## What to do
Will you output all of the data below exactly, omitting the images?

## Raw data
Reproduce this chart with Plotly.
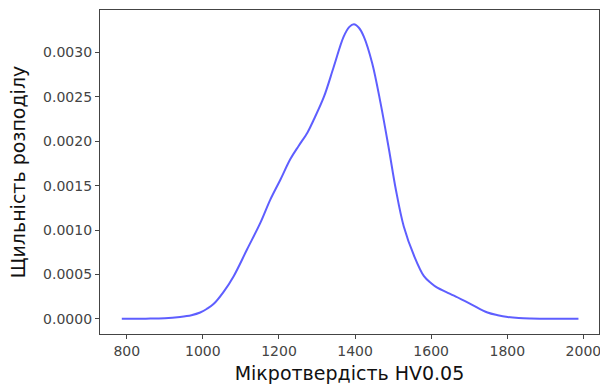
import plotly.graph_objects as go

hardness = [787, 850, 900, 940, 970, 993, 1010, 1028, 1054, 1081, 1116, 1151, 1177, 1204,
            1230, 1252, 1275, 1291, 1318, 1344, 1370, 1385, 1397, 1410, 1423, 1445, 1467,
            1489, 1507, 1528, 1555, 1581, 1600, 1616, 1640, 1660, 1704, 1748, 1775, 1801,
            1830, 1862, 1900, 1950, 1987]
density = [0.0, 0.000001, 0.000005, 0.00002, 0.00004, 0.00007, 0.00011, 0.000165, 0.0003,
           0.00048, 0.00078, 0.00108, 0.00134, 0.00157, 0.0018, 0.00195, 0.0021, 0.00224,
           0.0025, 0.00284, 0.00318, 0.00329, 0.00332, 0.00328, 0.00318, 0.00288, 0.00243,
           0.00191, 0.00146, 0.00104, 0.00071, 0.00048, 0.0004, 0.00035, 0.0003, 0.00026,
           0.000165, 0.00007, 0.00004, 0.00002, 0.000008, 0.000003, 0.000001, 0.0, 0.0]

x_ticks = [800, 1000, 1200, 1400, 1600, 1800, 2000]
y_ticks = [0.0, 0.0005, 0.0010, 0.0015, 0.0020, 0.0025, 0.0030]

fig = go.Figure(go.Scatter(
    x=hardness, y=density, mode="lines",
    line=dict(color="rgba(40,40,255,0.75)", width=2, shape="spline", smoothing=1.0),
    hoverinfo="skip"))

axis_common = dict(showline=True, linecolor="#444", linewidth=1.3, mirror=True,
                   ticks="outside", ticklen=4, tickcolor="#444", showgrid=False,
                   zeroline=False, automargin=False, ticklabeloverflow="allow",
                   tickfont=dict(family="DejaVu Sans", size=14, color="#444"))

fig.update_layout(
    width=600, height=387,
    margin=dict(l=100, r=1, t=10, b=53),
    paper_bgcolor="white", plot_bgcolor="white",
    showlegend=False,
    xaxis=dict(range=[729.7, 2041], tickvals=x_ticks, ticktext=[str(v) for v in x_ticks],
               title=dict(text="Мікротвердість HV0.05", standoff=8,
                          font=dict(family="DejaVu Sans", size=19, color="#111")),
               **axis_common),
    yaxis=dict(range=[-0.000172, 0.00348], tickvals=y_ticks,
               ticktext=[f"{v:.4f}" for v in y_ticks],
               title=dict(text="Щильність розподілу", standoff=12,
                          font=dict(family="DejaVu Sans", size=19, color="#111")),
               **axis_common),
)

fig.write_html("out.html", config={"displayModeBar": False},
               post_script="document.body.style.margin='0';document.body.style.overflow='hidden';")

## Solution to the problem
Reproduce this chart with Plotly.
import plotly.graph_objects as go

hardness = [787, 850, 900, 940, 970, 993, 1010, 1028, 1054, 1081, 1116, 1151, 1177, 1204,
            1230, 1252, 1275, 1291, 1318, 1344, 1370, 1385, 1397, 1410, 1423, 1445, 1467,
            1489, 1507, 1528, 1555, 1581, 1600, 1616, 1640, 1660, 1704, 1748, 1775, 1801,
            1830, 1862, 1900, 1950, 1987]
density = [0.0, 0.000001, 0.000005, 0.00002, 0.00004, 0.00007, 0.00011, 0.000165, 0.0003,
           0.00048, 0.00078, 0.00108, 0.00134, 0.00157, 0.0018, 0.00195, 0.0021, 0.00224,
           0.0025, 0.00284, 0.00318, 0.00329, 0.00332, 0.00328, 0.00318, 0.00288, 0.00243,
           0.00191, 0.00146, 0.00104, 0.00071, 0.00048, 0.0004, 0.00035, 0.0003, 0.00026,
           0.000165, 0.00007, 0.00004, 0.00002, 0.000008, 0.000003, 0.000001, 0.0, 0.0]

x_ticks = [800, 1000, 1200, 1400, 1600, 1800, 2000]
y_ticks = [0.0, 0.0005, 0.0010, 0.0015, 0.0020, 0.0025, 0.0030]

fig = go.Figure(go.Scatter(
    x=hardness, y=density, mode="lines",
    line=dict(color="rgba(40,40,255,0.75)", width=2, shape="spline", smoothing=1.0),
    hoverinfo="skip"))

axis_common = dict(showline=True, linecolor="#444", linewidth=1.3, mirror=True,
                   ticks="outside", ticklen=4, tickcolor="#444", showgrid=False,
                   zeroline=False, automargin=False, ticklabeloverflow="allow",
                   tickfont=dict(family="DejaVu Sans", size=14, color="#444"))

fig.update_layout(
    width=600, height=387,
    margin=dict(l=100, r=1, t=10, b=53),
    paper_bgcolor="white", plot_bgcolor="white",
    showlegend=False,
    xaxis=dict(range=[729.7, 2041], tickvals=x_ticks, ticktext=[str(v) for v in x_ticks],
               title=dict(text="Мікротвердість HV0.05", standoff=8,
                          font=dict(family="DejaVu Sans", size=19, color="#111")),
               **axis_common),
    yaxis=dict(range=[-0.000172, 0.00348], tickvals=y_ticks,
               ticktext=[f"{v:.4f}" for v in y_ticks],
               title=dict(text="Щильність розподілу", standoff=12,
                          font=dict(family="DejaVu Sans", size=19, color="#111")),
               **axis_common),
)

fig.write_html("out.html", config={"displayModeBar": False},
               post_script="document.body.style.margin='0';document.body.style.overflow='hidden';")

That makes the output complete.